**** GIVEN DATA ****

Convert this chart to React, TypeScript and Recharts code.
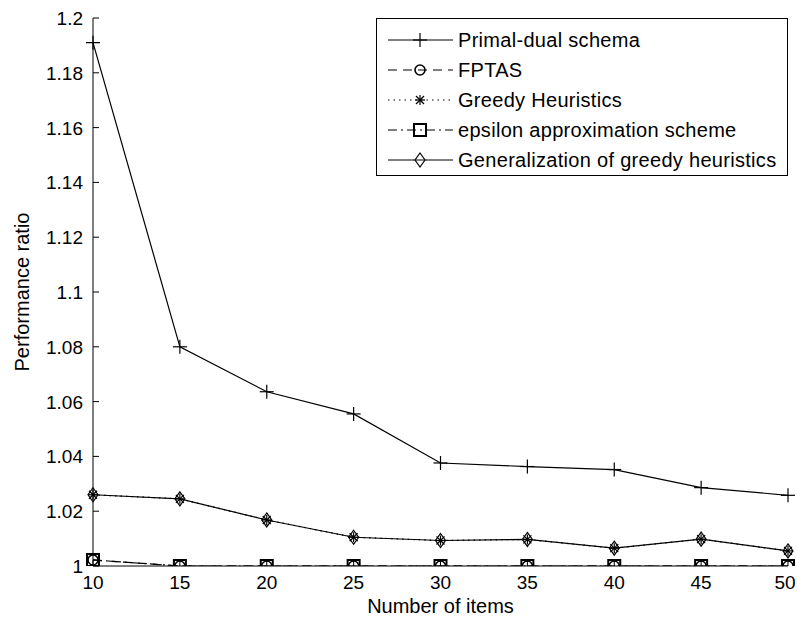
import React from 'react';
import { LineChart, Line, XAxis, YAxis } from 'recharts';

const items = [10, 15, 20, 25, 30, 35, 40, 45, 50];
const primalDual = [1.191, 1.08, 1.0636, 1.0555, 1.0376, 1.0363, 1.0352, 1.0286, 1.0258];
const fptas = [1.0022, 1, 1, 1, 1, 1, 1, 1, 1];
const greedy = [1.026, 1.0245, 1.0168, 1.0105, 1.0093, 1.0097, 1.0065, 1.0098, 1.0055];
const epsilon = [1.0022, 1, 1, 1, 1, 1, 1, 1, 1];
const generalization = [1.026, 1.0245, 1.0168, 1.0105, 1.0093, 1.0097, 1.0065, 1.0098, 1.0055];

const xTicks = [10, 15, 20, 25, 30, 35, 40, 45, 50];
const yTicks = [1, 1.02, 1.04, 1.06, 1.08, 1.1, 1.12, 1.14, 1.16, 1.18, 1.2];

const data = items.map((n, i) => ({
  n,
  primal: primalDual[i],
  fptas: fptas[i],
  greedy: greedy[i],
  epsilon: epsilon[i],
  general: generalization[i],
}));

const FONT = '"Liberation Sans", Arial, sans-serif';
const TICK_FONT = 19;

// marker shapes, MATLAB style
const Marker = ({ kind, cx, cy }: { kind: string; cx: number; cy: number }) => {
  const p = { stroke: '#000', strokeWidth: 1.2, fill: 'none' };
  if (kind === 'plus') {
    return (
      <g>
        <line x1={cx - 7} x2={cx + 7} y1={cy} y2={cy} {...p} />
        <line x1={cx} x2={cx} y1={cy - 7} y2={cy + 7} {...p} />
      </g>
    );
  }
  if (kind === 'circle') return <circle cx={cx} cy={cy} r={5} {...p} strokeWidth={1.6} />;
  if (kind === 'square') return <rect x={cx - 6} y={cy - 6} width={12} height={12} {...p} strokeWidth={2} />;
  if (kind === 'diamond') {
    return <path d={`M${cx},${cy - 7}L${cx + 5},${cy}L${cx},${cy + 7}L${cx - 5},${cy}Z`} {...p} />;
  }
  // asterisk
  return (
    <g>
      <line x1={cx - 5} x2={cx + 5} y1={cy} y2={cy} {...p} />
      <line x1={cx} x2={cx} y1={cy - 5} y2={cy + 5} {...p} />
      <line x1={cx - 4} x2={cx + 4} y1={cy - 4} y2={cy + 4} {...p} />
      <line x1={cx - 4} x2={cx + 4} y1={cy + 4} y2={cy - 4} {...p} />
    </g>
  );
};

const dotOf = (kind: string) => (props: any) => (
  <Marker key={`${kind}-${props.index}`} kind={kind} cx={props.cx} cy={props.cy} />
);

const fmt = (v: number) => String(Number(v.toFixed(2)));

const LeftTick = ({ x, y, payload }: any) => (
  <g>
    <line x1={x} x2={x + 6} y1={y} y2={y} stroke="#000" />
    <text x={x - 10} y={y + 7} textAnchor="end" fontSize={TICK_FONT} fontFamily={FONT} fill="#000">
      {fmt(payload.value)}
    </text>
  </g>
);

const RightTick = ({ x, y }: any) => <line x1={x} x2={x - 6} y1={y} y2={y} stroke="#000" />;

const BottomTick = ({ x, y, payload }: any) => {
  // keep the last label inside the page
  const tx = Math.min(x, 785);
  return (
    <g>
      <line x1={x} x2={x} y1={y} y2={y - 6} stroke="#000" />
      <text x={tx} y={y + 23} textAnchor="middle" fontSize={TICK_FONT} fontFamily={FONT} fill="#000">
        {payload.value}
      </text>
    </g>
  );
};

const TopTick = ({ x, y }: any) => <line x1={x} x2={x} y1={y} y2={y + 6} stroke="#000" />;

const series = [
  { key: 'primal', name: 'Primal-dual schema', dash: undefined, marker: 'plus' },
  { key: 'fptas', name: 'FPTAS', dash: '9 6', marker: 'circle' },
  { key: 'greedy', name: 'Greedy Heuristics', dash: '1.5 4', marker: 'asterisk' },
  { key: 'epsilon', name: 'epsilon approximation scheme', dash: '9 4 2 4', marker: 'square' },
  { key: 'general', name: 'Generalization of greedy heuristics', dash: undefined, marker: 'diamond' },
];

const LegendBox = () => (
  <svg width={797} height={626} style={{ position: 'absolute', left: 0, top: 0, pointerEvents: 'none' }}>
    <rect x={376.5} y={18.5} width={411} height={157} fill="#fff" stroke="#000" />
    {series.map((s, i) => {
      const y = 40 + i * 30;
      return (
        <g key={s.key}>
          <line x1={388} x2={453} y1={y} y2={y} stroke="#000" strokeDasharray={s.dash} />
          <Marker kind={s.marker} cx={420} cy={y} />
          <text x={458} y={y + 7} fontSize={20} letterSpacing={0.3} fontFamily={FONT} fill="#000">
            {s.name}
          </text>
        </g>
      );
    })}
  </svg>
);

export default function App() {
  return (
    <div style={{ position: 'absolute', left: 0, top: 0, width: 797, height: 626, background: '#fff' }}>
      <LineChart width={797} height={626} data={data} margin={{ top: 18, right: 9, left: 0, bottom: 0 }}>
        <XAxis
          dataKey="n"
          type="number"
          domain={[10, 50]}
          ticks={xTicks}
          height={60}
          tickSize={0}
          tickMargin={0}
          tickLine={false}
          axisLine={{ stroke: '#000' }}
          tick={<BottomTick />}
          label={{ value: 'Number of items', position: 'insideBottom', offset: 13, fontSize: 20, fontFamily: FONT, fill: '#000' }}
        />
        <XAxis
          xAxisId="top"
          dataKey="n"
          type="number"
          orientation="top"
          domain={[10, 50]}
          ticks={xTicks}
          height={0}
          tickSize={0}
          tickMargin={0}
          tickLine={false}
          axisLine={{ stroke: '#000' }}
          tick={<TopTick />}
        />
        <YAxis
          type="number"
          domain={[1, 1.2]}
          ticks={yTicks}
          width={93}
          tickSize={0}
          tickMargin={0}
          tickLine={false}
          axisLine={{ stroke: '#000' }}
          tick={<LeftTick />}
          allowDataOverflow
          label={{
            value: 'Performance ratio',
            angle: -90,
            position: 'insideLeft',
            offset: 22,
            style: { textAnchor: 'middle', fontSize: 20, fontFamily: FONT, fill: '#000' },
          }}
        />
        <YAxis
          yAxisId="right"
          orientation="right"
          type="number"
          domain={[1, 1.2]}
          ticks={yTicks}
          width={0}
          tickSize={0}
          tickMargin={0}
          tickLine={false}
          axisLine={{ stroke: '#000' }}
          tick={<RightTick />}
        />
        {series.map((s) => (
          <Line
            key={s.key}
            dataKey={s.key}
            stroke="#000"
            strokeWidth={1.2}
            strokeDasharray={s.dash}
            dot={dotOf(s.marker)}
            activeDot={false}
            isAnimationActive={false}
          />
        ))}
      </LineChart>
      <LegendBox />
    </div>
  );
}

****

EXERCISE TASK: Count all lines of the data that include "React". The answer is the number alone.

ANSWER TO THIS TASK: 2